Ceaseless, Unpredictable Creativity: Language as Technology

Authors

  • Jan Koster

Abstract

Notions like ‘biolinguistics’ have a trivial and a non-trivial interpretation. According to the trivial version, a cultural phenomenon like language is only based on our innate biological capacities. Language, in this view, is not a matter of biology per se but of applied biology, i.e. a form of technology. Under this interpretation, ‘biolinguistics’ is uncontroversial and trivial because all our cultural activities are grounded in our biology. According to the non-trivial interpretation, the concept of language can be sufficiently narrowly construed so that we can define a core capacity that is comparable to a biological organ (like the heart or the liver). Recently, it has become common to see this ‘faculty of language in the narrow sense’ (FLN) as some abstract form of syntax characterized by recursive Merge. According to this article, only the trivial interpretation of ‘biolinguistics’ is correct. It does not make sense to define language in such a way that it excludes words.
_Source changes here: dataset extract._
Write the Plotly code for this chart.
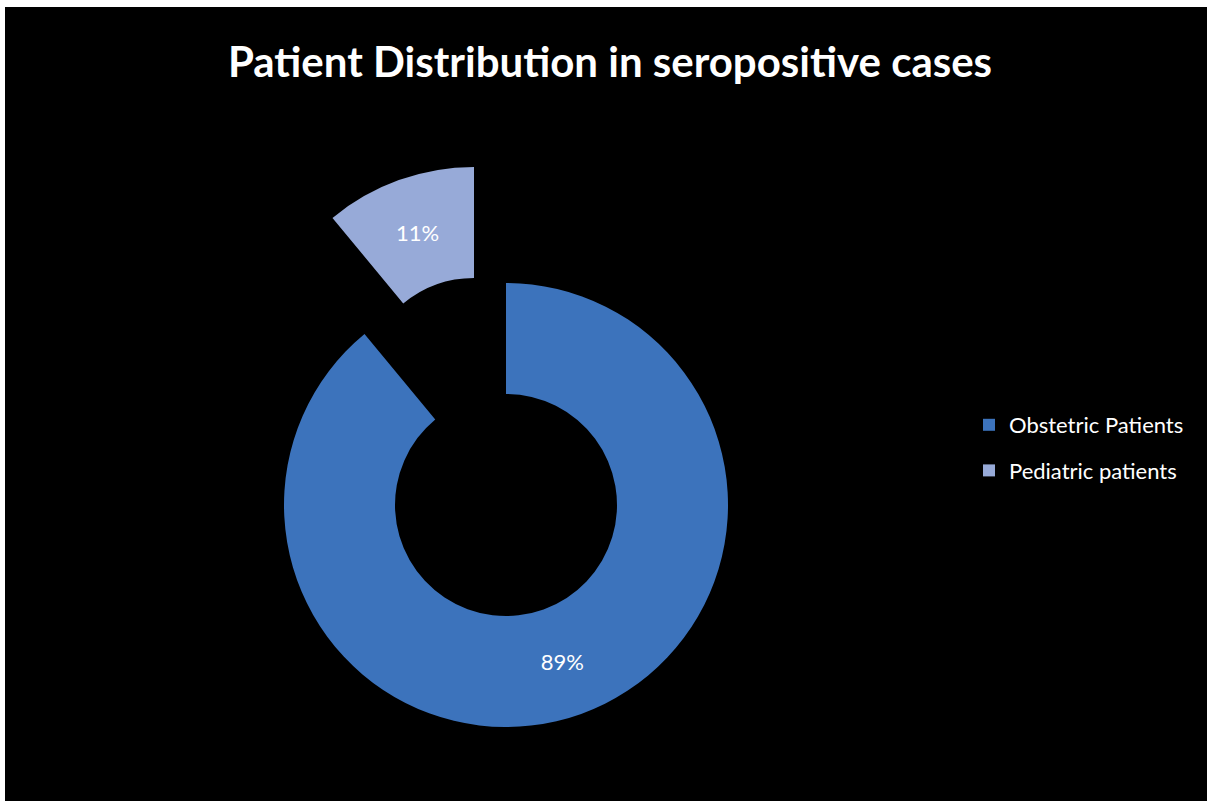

Words are human inventions and the necessary tools to give linguistic functionality to whatever biological capacities for recursive syntax we may have. Ultimately, this means that only ‘lexicalist’ versions of generative grammar can be correct. The agentive function assignment involved in the invention of words distinguishes language from bodily organs, which do not derive their functionality from human agency. More generally, cultural transparency of biological structures is rejected as an ideological form of Panglossian determinism and a denial of the “ceaseless creativity” and freedom coming with human agency.